(What is needed) Your copy of the material below should match it exactly, except that it holds no pictures.

(Dataset excerpt)
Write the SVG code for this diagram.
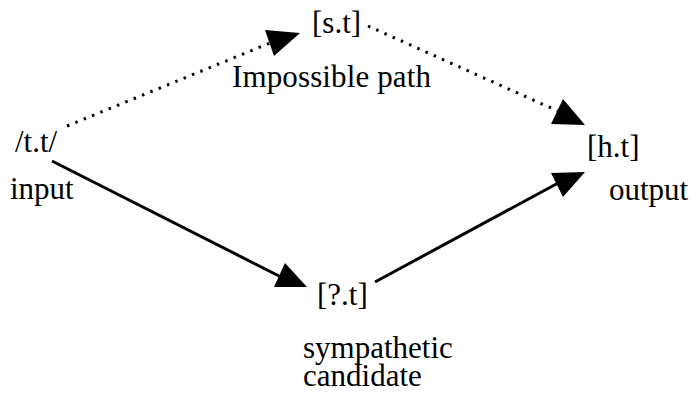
<svg xmlns="http://www.w3.org/2000/svg" width="691" height="394" viewBox="0 0 691 394">
<style>
.t{font-family:'Liberation Serif','Times New Roman',serif;font-size:31px;fill:#000}
.solid{stroke:#000;stroke-width:3;fill:none}
.dot{stroke:#000;stroke-width:3;fill:none;stroke-dasharray:2.5 6.5}
.head{fill:#000;stroke:none}
</style>
<rect width="691" height="394" fill="#fff"/>
<g id="connectors">
<line class="dot" x1="67" y1="126" x2="270" y2="43"/>
<polygon class="head" points="265,30 300,33 274,56"/>
<line class="dot" x1="368" y1="26" x2="560" y2="112"/>
<polygon class="head" points="563,99 551,124 585,125"/>
<line class="solid" x1="52" y1="161" x2="283" y2="278"/>
<polygon class="head" points="285,263 274,287 307,287"/>
<line class="solid" x1="375" y1="282" x2="560" y2="182"/>
<polygon class="head" points="551,173 585,172 563,197"/>
</g>
<g id="node-input">
<text class="t" x="15" y="152">/t.t/</text>
<text class="t" x="10" y="199">input</text>
</g>
<g id="node-st">
<text class="t" x="312" y="33">[s.t]</text>
<text class="t" x="232" y="87" textLength="199" lengthAdjust="spacing">Impossible path</text>
</g>
<g id="node-ht">
<text class="t" x="587" y="157">[h.t]</text>
<text class="t" x="609" y="200">output</text>
</g>
<g id="node-qt">
<text class="t" x="317" y="305">[?.t]</text>
<text class="t" x="303" y="358">sympathetic</text>
<text class="t" x="303" y="386">candidate</text>
</g>
</svg>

(Written response)
Write the SVG code for this diagram.
<svg xmlns="http://www.w3.org/2000/svg" width="691" height="394" viewBox="0 0 691 394">
<style>
.t{font-family:'Liberation Serif','Times New Roman',serif;font-size:31px;fill:#000}
.solid{stroke:#000;stroke-width:3;fill:none}
.dot{stroke:#000;stroke-width:3;fill:none;stroke-dasharray:2.5 6.5}
.head{fill:#000;stroke:none}
</style>
<rect width="691" height="394" fill="#fff"/>
<g id="connectors">
<line class="dot" x1="67" y1="126" x2="270" y2="43"/>
<polygon class="head" points="265,30 300,33 274,56"/>
<line class="dot" x1="368" y1="26" x2="560" y2="112"/>
<polygon class="head" points="563,99 551,124 585,125"/>
<line class="solid" x1="52" y1="161" x2="283" y2="278"/>
<polygon class="head" points="285,263 274,287 307,287"/>
<line class="solid" x1="375" y1="282" x2="560" y2="182"/>
<polygon class="head" points="551,173 585,172 563,197"/>
</g>
<g id="node-input">
<text class="t" x="15" y="152">/t.t/</text>
<text class="t" x="10" y="199">input</text>
</g>
<g id="node-st">
<text class="t" x="312" y="33">[s.t]</text>
<text class="t" x="232" y="87" textLength="199" lengthAdjust="spacing">Impossible path</text>
</g>
<g id="node-ht">
<text class="t" x="587" y="157">[h.t]</text>
<text class="t" x="609" y="200">output</text>
</g>
<g id="node-qt">
<text class="t" x="317" y="305">[?.t]</text>
<text class="t" x="303" y="358">sympathetic</text>
<text class="t" x="303" y="386">candidate</text>
</g>
</svg>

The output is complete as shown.